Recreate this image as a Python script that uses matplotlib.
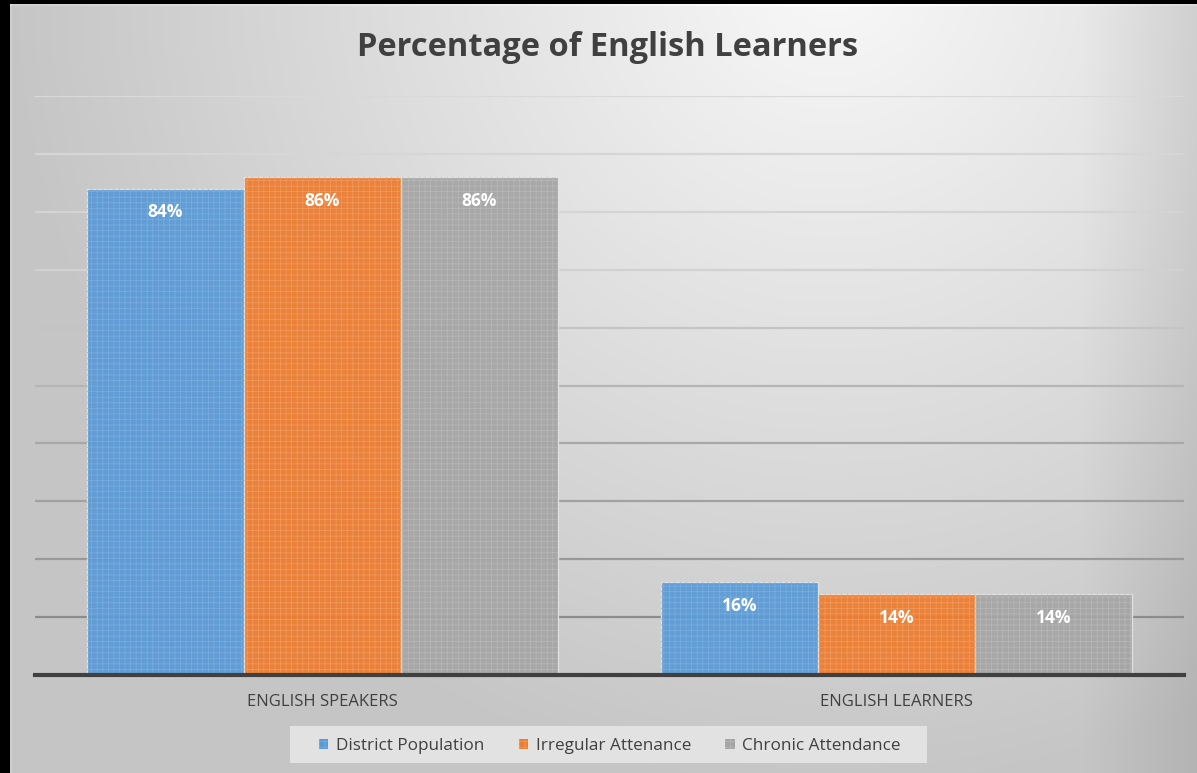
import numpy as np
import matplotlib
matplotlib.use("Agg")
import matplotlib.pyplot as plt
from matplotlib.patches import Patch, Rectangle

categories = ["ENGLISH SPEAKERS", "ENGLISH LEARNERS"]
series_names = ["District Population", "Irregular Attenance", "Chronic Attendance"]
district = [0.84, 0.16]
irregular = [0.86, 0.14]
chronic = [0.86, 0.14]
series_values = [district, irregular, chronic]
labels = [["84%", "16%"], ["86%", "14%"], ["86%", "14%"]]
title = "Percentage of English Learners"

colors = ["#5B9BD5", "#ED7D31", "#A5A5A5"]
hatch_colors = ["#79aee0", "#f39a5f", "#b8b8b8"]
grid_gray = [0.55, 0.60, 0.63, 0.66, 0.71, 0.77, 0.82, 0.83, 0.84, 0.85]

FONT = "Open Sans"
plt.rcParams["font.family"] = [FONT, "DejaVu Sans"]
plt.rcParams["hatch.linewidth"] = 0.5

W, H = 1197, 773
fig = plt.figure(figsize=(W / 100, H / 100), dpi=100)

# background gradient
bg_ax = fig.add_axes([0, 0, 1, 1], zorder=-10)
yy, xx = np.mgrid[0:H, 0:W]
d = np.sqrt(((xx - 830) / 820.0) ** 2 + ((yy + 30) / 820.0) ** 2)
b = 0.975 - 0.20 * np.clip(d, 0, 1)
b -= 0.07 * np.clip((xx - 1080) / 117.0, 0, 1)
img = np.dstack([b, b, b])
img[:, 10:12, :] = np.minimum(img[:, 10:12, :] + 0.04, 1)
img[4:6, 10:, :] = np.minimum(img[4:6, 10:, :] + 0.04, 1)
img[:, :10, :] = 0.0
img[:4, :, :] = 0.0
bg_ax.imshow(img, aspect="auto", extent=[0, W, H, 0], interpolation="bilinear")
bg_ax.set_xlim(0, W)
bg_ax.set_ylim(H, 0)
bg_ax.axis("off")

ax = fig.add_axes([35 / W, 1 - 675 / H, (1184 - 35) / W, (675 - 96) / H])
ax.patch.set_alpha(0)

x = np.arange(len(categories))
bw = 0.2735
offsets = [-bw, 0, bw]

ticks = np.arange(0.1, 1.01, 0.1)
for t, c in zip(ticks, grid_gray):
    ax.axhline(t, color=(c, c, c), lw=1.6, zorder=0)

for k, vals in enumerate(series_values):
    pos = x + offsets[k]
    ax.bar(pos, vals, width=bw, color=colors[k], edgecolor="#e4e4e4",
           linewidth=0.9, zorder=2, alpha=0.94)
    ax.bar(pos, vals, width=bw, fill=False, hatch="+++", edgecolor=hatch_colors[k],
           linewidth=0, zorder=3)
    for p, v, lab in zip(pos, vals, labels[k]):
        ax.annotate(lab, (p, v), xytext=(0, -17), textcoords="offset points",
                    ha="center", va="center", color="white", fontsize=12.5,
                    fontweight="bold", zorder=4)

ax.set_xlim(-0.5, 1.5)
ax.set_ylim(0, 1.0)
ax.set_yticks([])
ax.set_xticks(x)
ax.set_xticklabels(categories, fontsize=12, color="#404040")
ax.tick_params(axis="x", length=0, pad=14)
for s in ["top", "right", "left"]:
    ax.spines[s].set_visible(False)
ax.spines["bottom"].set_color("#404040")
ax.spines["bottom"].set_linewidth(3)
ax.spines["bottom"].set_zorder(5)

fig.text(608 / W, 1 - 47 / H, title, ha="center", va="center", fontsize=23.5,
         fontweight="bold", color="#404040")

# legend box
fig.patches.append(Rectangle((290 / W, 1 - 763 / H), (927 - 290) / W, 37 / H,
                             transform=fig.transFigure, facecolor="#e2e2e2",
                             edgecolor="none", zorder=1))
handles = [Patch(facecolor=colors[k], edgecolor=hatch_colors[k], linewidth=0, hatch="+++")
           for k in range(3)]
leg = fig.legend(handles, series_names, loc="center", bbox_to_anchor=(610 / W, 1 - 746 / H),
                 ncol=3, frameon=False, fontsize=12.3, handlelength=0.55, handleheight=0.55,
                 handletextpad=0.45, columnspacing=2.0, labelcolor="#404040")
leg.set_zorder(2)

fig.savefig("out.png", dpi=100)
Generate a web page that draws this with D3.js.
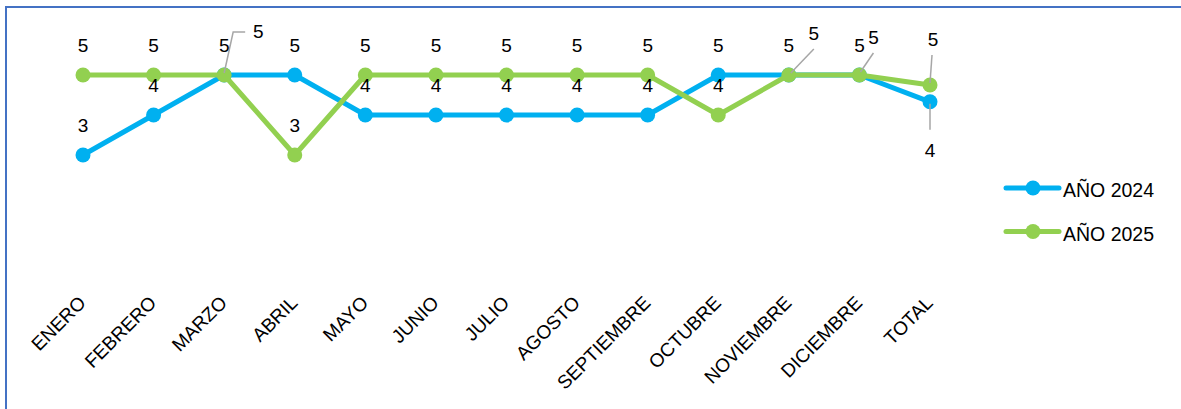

###

Required work ▸
Every line above should be repeated exactly; pictures stay out of the copy.

Exercise response ▸
Recreate this image as a Python script that uses matplotlib.
import numpy as np
import matplotlib
matplotlib.use("Agg")
import matplotlib.pyplot as plt
from matplotlib.patches import Patch, Rectangle

categories = ["ENGLISH SPEAKERS", "ENGLISH LEARNERS"]
series_names = ["District Population", "Irregular Attenance", "Chronic Attendance"]
district = [0.84, 0.16]
irregular = [0.86, 0.14]
chronic = [0.86, 0.14]
series_values = [district, irregular, chronic]
labels = [["84%", "16%"], ["86%", "14%"], ["86%", "14%"]]
title = "Percentage of English Learners"

colors = ["#5B9BD5", "#ED7D31", "#A5A5A5"]
hatch_colors = ["#79aee0", "#f39a5f", "#b8b8b8"]
grid_gray = [0.55, 0.60, 0.63, 0.66, 0.71, 0.77, 0.82, 0.83, 0.84, 0.85]

FONT = "Open Sans"
plt.rcParams["font.family"] = [FONT, "DejaVu Sans"]
plt.rcParams["hatch.linewidth"] = 0.5

W, H = 1197, 773
fig = plt.figure(figsize=(W / 100, H / 100), dpi=100)

# background gradient
bg_ax = fig.add_axes([0, 0, 1, 1], zorder=-10)
yy, xx = np.mgrid[0:H, 0:W]
d = np.sqrt(((xx - 830) / 820.0) ** 2 + ((yy + 30) / 820.0) ** 2)
b = 0.975 - 0.20 * np.clip(d, 0, 1)
b -= 0.07 * np.clip((xx - 1080) / 117.0, 0, 1)
img = np.dstack([b, b, b])
img[:, 10:12, :] = np.minimum(img[:, 10:12, :] + 0.04, 1)
img[4:6, 10:, :] = np.minimum(img[4:6, 10:, :] + 0.04, 1)
img[:, :10, :] = 0.0
img[:4, :, :] = 0.0
bg_ax.imshow(img, aspect="auto", extent=[0, W, H, 0], interpolation="bilinear")
bg_ax.set_xlim(0, W)
bg_ax.set_ylim(H, 0)
bg_ax.axis("off")

ax = fig.add_axes([35 / W, 1 - 675 / H, (1184 - 35) / W, (675 - 96) / H])
ax.patch.set_alpha(0)

x = np.arange(len(categories))
bw = 0.2735
offsets = [-bw, 0, bw]

ticks = np.arange(0.1, 1.01, 0.1)
for t, c in zip(ticks, grid_gray):
    ax.axhline(t, color=(c, c, c), lw=1.6, zorder=0)

for k, vals in enumerate(series_values):
    pos = x + offsets[k]
    ax.bar(pos, vals, width=bw, color=colors[k], edgecolor="#e4e4e4",
           linewidth=0.9, zorder=2, alpha=0.94)
    ax.bar(pos, vals, width=bw, fill=False, hatch="+++", edgecolor=hatch_colors[k],
           linewidth=0, zorder=3)
    for p, v, lab in zip(pos, vals, labels[k]):
        ax.annotate(lab, (p, v), xytext=(0, -17), textcoords="offset points",
                    ha="center", va="center", color="white", fontsize=12.5,
                    fontweight="bold", zorder=4)

ax.set_xlim(-0.5, 1.5)
ax.set_ylim(0, 1.0)
ax.set_yticks([])
ax.set_xticks(x)
ax.set_xticklabels(categories, fontsize=12, color="#404040")
ax.tick_params(axis="x", length=0, pad=14)
for s in ["top", "right", "left"]:
    ax.spines[s].set_visible(False)
ax.spines["bottom"].set_color("#404040")
ax.spines["bottom"].set_linewidth(3)
ax.spines["bottom"].set_zorder(5)

fig.text(608 / W, 1 - 47 / H, title, ha="center", va="center", fontsize=23.5,
         fontweight="bold", color="#404040")

# legend box
fig.patches.append(Rectangle((290 / W, 1 - 763 / H), (927 - 290) / W, 37 / H,
                             transform=fig.transFigure, facecolor="#e2e2e2",
                             edgecolor="none", zorder=1))
handles = [Patch(facecolor=colors[k], edgecolor=hatch_colors[k], linewidth=0, hatch="+++")
           for k in range(3)]
leg = fig.legend(handles, series_names, loc="center", bbox_to_anchor=(610 / W, 1 - 746 / H),
                 ncol=3, frameon=False, fontsize=12.3, handlelength=0.55, handleheight=0.55,
                 handletextpad=0.45, columnspacing=2.0, labelcolor="#404040")
leg.set_zorder(2)

fig.savefig("out.png", dpi=100)
Generate a web page that draws this with D3.js.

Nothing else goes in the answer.